**Directive:**
Quote the data exactly, first line to the line containing "0.50, 0.488, 0.488, 0.506];", with no pictures.

**Supplied data:**

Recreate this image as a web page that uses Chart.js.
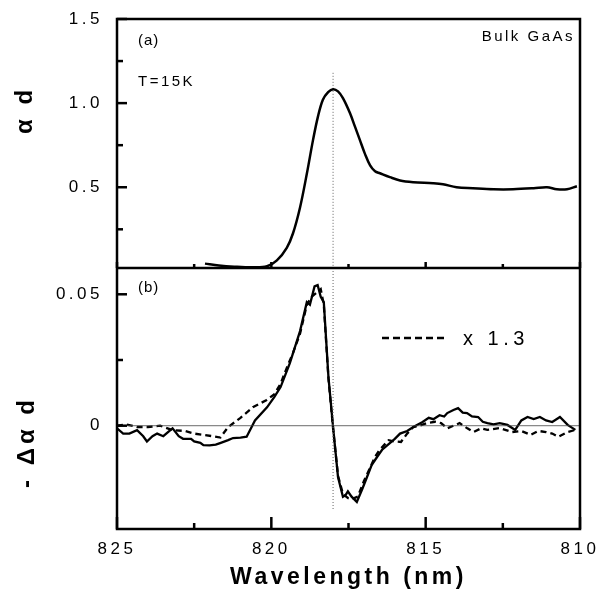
<!DOCTYPE html>
<html>
<head>
<meta charset="utf-8">
<script src="https://cdn.jsdelivr.net/npm/chart.js@4"></script>
<style>
  html, body { margin: 0; padding: 0; background: #fff; }
  #wrap { width: 598px; height: 607px; }
</style>
</head>
<body>
<div id="wrap"><canvas id="chart"></canvas></div>
<script>
// (a) absorption, bulk GaAs
const topWavelength = [822.15, 821.7, 821.2, 820.6, 820.14, 819.82, 819.5, 819.3, 819.07, 818.85,
    818.65, 818.49, 818.33, 818.16, 818.0, 817.84, 817.68, 817.45, 817.29, 817.13, 816.97, 816.8,
    816.64, 816.48, 816.16, 815.83, 815.4, 814.76, 814.44, 814.0, 813.47, 812.8, 812.17, 811.5,
    811.07, 810.75, 810.42, 810.1];
const topAbsorption = [0.046, 0.035, 0.028, 0.024, 0.03, 0.065, 0.14, 0.225, 0.38, 0.58,
    0.78, 0.92, 1.02, 1.065, 1.083, 1.07, 1.03, 0.94, 0.86, 0.78, 0.70, 0.63,
    0.595, 0.583, 0.56, 0.54, 0.53, 0.524, 0.518, 0.50, 0.494, 0.488, 0.488, 0.494,
    0.50, 0.488, 0.488, 0.506];

// (b) differential absorption, solid curve
const diffWavelength = [825.0, 824.8, 824.6, 824.35, 824.15, 824.03, 823.85, 823.7, 823.5, 823.3,
    823.2, 823.0, 822.86, 822.6, 822.5, 822.3, 822.2, 822.0, 821.8, 821.66, 821.4, 821.24, 821.0,
    820.8, 820.53, 820.14, 819.9, 819.7, 819.4, 819.07, 818.85, 818.75, 818.6, 818.5, 818.4, 818.3,
    818.15, 818.0, 817.84, 817.68, 817.6, 817.52, 817.4, 817.23, 817.05, 816.9, 816.75, 816.58,
    816.4, 816.16, 816.0, 815.83, 815.6, 815.4, 815.25, 815.1, 814.9, 814.75, 814.55, 814.4, 814.3,
    814.1, 813.95, 813.8, 813.66, 813.5, 813.3, 813.15, 813.0, 812.8, 812.6, 812.35, 812.1, 811.9,
    811.7, 811.5, 811.3, 811.1, 810.9, 810.65, 810.4, 810.15];
const diffSolid = [-0.001, -0.003, -0.003, -0.0017, -0.004, -0.006, -0.004, -0.003, -0.004, -0.002,
    -0.001, -0.004, -0.005, -0.005, -0.006, -0.0065, -0.0074, -0.0075, -0.0072, -0.0066, -0.0055, -0.0047, -0.0045,
    -0.0042, 0.002, 0.007, 0.011, 0.0147, 0.0238, 0.036, 0.047, 0.046, 0.053, 0.0535, 0.049, 0.047,
    0.0186, -0.0005, -0.0195, -0.027, -0.0265, -0.025, -0.027, -0.029, -0.024, -0.0195, -0.015, -0.012,
    -0.009, -0.0066, -0.005, -0.003, -0.002, -0.0005, 0.0005, 0.0014, 0.003, 0.0025, 0.004, 0.0035, 0.0048,
    0.006, 0.0067, 0.005, 0.0048, 0.0035, 0.0033, 0.0015, 0.001, 0.0005, 0.001, 0.0003, -0.0016, 0.002,
    0.0033, 0.0025, 0.0033, 0.002, 0.0014, 0.0033, 0.0003, -0.0016];

// (b) dashed curve, scaled x 1.3
const dashWavelength = [825.0, 824.7, 824.35, 824.0, 823.6, 823.2, 822.8, 822.5, 822.2, 821.9,
    821.65, 821.4, 821.0, 820.6, 820.15, 819.9, 819.7, 819.5, 819.3, 819.07, 818.85, 818.7, 818.5,
    818.4, 818.3, 818.15, 818.0, 817.84, 817.68, 817.52, 817.4, 817.2, 817.0, 816.8, 816.65, 816.5,
    816.2, 816.0, 815.8, 815.6, 815.4, 815.2, 814.96, 814.7, 814.5, 814.3, 814.1, 813.9, 813.65,
    813.45, 813.2, 813.0, 812.6, 812.2, 811.9, 811.6, 811.35, 811.1, 810.9, 810.7, 810.4, 810.15];
const diffDashed = [0.0, 0.0005, -0.0005, -0.0005, 0.0, -0.0017, -0.002, -0.003, -0.0035, -0.004,
    -0.0045, -0.0005, 0.003, 0.007, 0.0098, 0.012, 0.016, 0.022, 0.0276, 0.035, 0.046, 0.049, 0.051,
    0.052, 0.046, 0.018, -0.001, -0.019, -0.026, -0.0275, -0.028, -0.027, -0.021, -0.016, -0.012, -0.0093,
    -0.0055, -0.006, -0.0062, -0.003, -0.0005, 0.0, 0.001, 0.0015, 0.001, -0.001, 0.0, 0.001, -0.001,
    -0.0024, -0.001, -0.0016, -0.0009, -0.0024, -0.002, -0.0035, -0.002, -0.0024, -0.003, -0.0042, -0.0024, -0.0016];

const peakWavelength = 818.0;
const xTicks = [825, 820, 815, 810];
const xMinorTicks = [822.5, 817.5, 812.5];
const topTicks = [0.5, 1.0, 1.5];
const topMinorTicks = [0.25, 0.75, 1.25];
const bottomTicks = [0, 0.05];
const bottomMinorTicks = [0.025];

const toPoints = (xs, ys) => xs.map((x, i) => ({x, y: ys[i]}));
const fontFamily = "'Liberation Sans', Arial, sans-serif";

function drawText(ctx, text, x, y, font, align, spacing, rotate) {
    ctx.save();
    ctx.font = font;
    ctx.letterSpacing = spacing + "px";
    ctx.fillStyle = "#000";
    ctx.textAlign = align;
    ctx.textBaseline = "middle";
    ctx.translate(x, y);
    if (rotate) ctx.rotate(-Math.PI / 2);
    ctx.fillText(text, 0, 0);
    ctx.restore();
}

const framePlugin = {
    id: "frame",
    beforeDraw(chart) {
        chart.ctx.letterSpacing = "3.5px";
    },
    afterDatasetsDraw(chart) {
        const ctx = chart.ctx;
        const {left, right, top, bottom} = chart.chartArea;
        const x = chart.scales.x;
        const yTop = chart.scales.yTop;
        const yBot = chart.scales.yBot;
        const divider = yTop.bottom;
        ctx.save();
        ctx.letterSpacing = "0px";
        ctx.strokeStyle = "#000";
        ctx.lineWidth = 2.5;
        ctx.strokeRect(left, top, right - left, bottom - top);
        ctx.beginPath();
        ctx.moveTo(left, divider);
        ctx.lineTo(right, divider);
        ctx.stroke();

        const tick = (x0, y0, x1, y1, w) => {
            ctx.lineWidth = w;
            ctx.beginPath();
            ctx.moveTo(x0, y0);
            ctx.lineTo(x1, y1);
            ctx.stroke();
        };
        topTicks.forEach(v => tick(left, yTop.getPixelForValue(v), left + 10, yTop.getPixelForValue(v), 2.5));
        topMinorTicks.forEach(v => tick(left, yTop.getPixelForValue(v), left + 6, yTop.getPixelForValue(v), 2.5));
        bottomTicks.forEach(v => tick(left, yBot.getPixelForValue(v), left + 10, yBot.getPixelForValue(v), 2.5));
        bottomMinorTicks.forEach(v => tick(left, yBot.getPixelForValue(v), left + 6, yBot.getPixelForValue(v), 2.5));
        xTicks.forEach(v => {
            tick(x.getPixelForValue(v), bottom, x.getPixelForValue(v), bottom - 12, 2.5);
            tick(x.getPixelForValue(v), divider, x.getPixelForValue(v), divider - 6, 2.5);
        });
        xMinorTicks.forEach(v => {
            tick(x.getPixelForValue(v), bottom, x.getPixelForValue(v), bottom - 6, 2.5);
            tick(x.getPixelForValue(v), divider, x.getPixelForValue(v), divider - 4, 2.5);
        });

        // legend key for the dashed curve
        ctx.setLineDash([7, 4]);
        tick(382, 338, 448, 338, 2.5);
        ctx.restore();

        drawText(ctx, "(a)", left + 21, top + 22, "15px " + fontFamily, "left", 1);
        drawText(ctx, "T=15K", left + 21, top + 63, "15px " + fontFamily, "left", 2.5);
        drawText(ctx, "Bulk GaAs", right - 5, top + 18, "15px " + fontFamily, "right", 2.5);
        drawText(ctx, "(b)", left + 21, divider + 20, "15px " + fontFamily, "left", 1);
        drawText(ctx, "x 1.3", 463, 339, "20px " + fontFamily, "left", 4.5);
        drawText(ctx, "\u03b1 d", 25, 110, "bold 24px " + fontFamily, "center", 4, true);
        drawText(ctx, "- \u0394\u03b1 d", 27, 442, "bold 24px " + fontFamily, "center", 4, true);
    },
    afterDraw(chart) {
        chart.ctx.letterSpacing = "0px";
    }
};

const fixedTicks = list => scale => { scale.ticks = list.map(value => ({value})); };

new Chart(document.getElementById("chart"), {
    type: "line",
    data: {
        datasets: [
            {data: toPoints(topWavelength, topAbsorption), yAxisID: "yTop",
                borderColor: "#000", borderWidth: 2.5, tension: 0.35},
            {data: toPoints([peakWavelength, peakWavelength], [1.18, 0.02]), yAxisID: "yTop",
                borderColor: "#666", borderWidth: 1, borderDash: [1, 2]},
            {data: toPoints([825, 810], [0, 0]), yAxisID: "yBot",
                borderColor: "#444", borderWidth: 0.8},
            {data: toPoints([peakWavelength, peakWavelength], [0.06, -0.032]), yAxisID: "yBot",
                borderColor: "#666", borderWidth: 1, borderDash: [1, 2]},
            {data: toPoints(dashWavelength, diffDashed), yAxisID: "yBot",
                borderColor: "#000", borderWidth: 2.3, borderDash: [6, 4], tension: 0},
            {data: toPoints(diffWavelength, diffSolid), yAxisID: "yBot",
                borderColor: "#000", borderWidth: 2.3, tension: 0}
        ]
    },
    options: {
        responsive: true,
        maintainAspectRatio: false,
        animation: false,
        layout: {padding: {top: 19, right: 18, left: 0, bottom: 0}},
        elements: {point: {radius: 0}},
        plugins: {legend: {display: false}, tooltip: {enabled: false}},
        scales: {
            x: {
                type: "linear",
                reverse: true,
                min: 810,
                max: 825,
                afterBuildTicks: fixedTicks(xTicks),
                afterFit: scale => { scale.height = 78; },
                grid: {display: false},
                border: {display: false},
                ticks: {autoSkip: false, maxRotation: 0, padding: 2, color: "#000",
                    font: {family: fontFamily, size: 17}},
                title: {display: true, text: "Wavelength (nm)", color: "#000",
                    padding: {top: 0, bottom: 16}, font: {family: fontFamily, size: 23, weight: "bold"}}
            },
            yBot: {
                type: "linear",
                position: "left",
                stack: "panels",
                stackWeight: 261,
                weight: 1,
                min: -0.0393,
                max: 0.060,
                afterBuildTicks: fixedTicks(bottomTicks),
                afterFit: scale => { scale.width = 117; },
                grid: {display: false},
                border: {display: false},
                ticks: {padding: 6, color: "#000", font: {family: fontFamily, size: 17},
                    callback: v => v === 0 ? "0" : v.toFixed(2)}
            },
            yTop: {
                type: "linear",
                position: "left",
                stack: "panels",
                stackWeight: 249,
                weight: 2,
                min: 0.02,
                max: 1.5,
                afterBuildTicks: fixedTicks(topTicks),
                afterFit: scale => { scale.width = 117; },
                grid: {display: false},
                border: {display: false},
                ticks: {padding: 6, color: "#000", font: {family: fontFamily, size: 17},
                    callback: v => v.toFixed(1)}
            }
        }
    },
    plugins: [framePlugin]
});
</script>
</body>
</html>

**Exercise result:**
Recreate this image as a web page that uses Chart.js.
<!DOCTYPE html>
<html>
<head>
<meta charset="utf-8">
<script src="https://cdn.jsdelivr.net/npm/chart.js@4"></script>
<style>
  html, body { margin: 0; padding: 0; background: #fff; }
  #wrap { width: 598px; height: 607px; }
</style>
</head>
<body>
<div id="wrap"><canvas id="chart"></canvas></div>
<script>
// (a) absorption, bulk GaAs
const topWavelength = [822.15, 821.7, 821.2, 820.6, 820.14, 819.82, 819.5, 819.3, 819.07, 818.85,
    818.65, 818.49, 818.33, 818.16, 818.0, 817.84, 817.68, 817.45, 817.29, 817.13, 816.97, 816.8,
    816.64, 816.48, 816.16, 815.83, 815.4, 814.76, 814.44, 814.0, 813.47, 812.8, 812.17, 811.5,
    811.07, 810.75, 810.42, 810.1];
const topAbsorption = [0.046, 0.035, 0.028, 0.024, 0.03, 0.065, 0.14, 0.225, 0.38, 0.58,
    0.78, 0.92, 1.02, 1.065, 1.083, 1.07, 1.03, 0.94, 0.86, 0.78, 0.70, 0.63,
    0.595, 0.583, 0.56, 0.54, 0.53, 0.524, 0.518, 0.50, 0.494, 0.488, 0.488, 0.494,
    0.50, 0.488, 0.488, 0.506];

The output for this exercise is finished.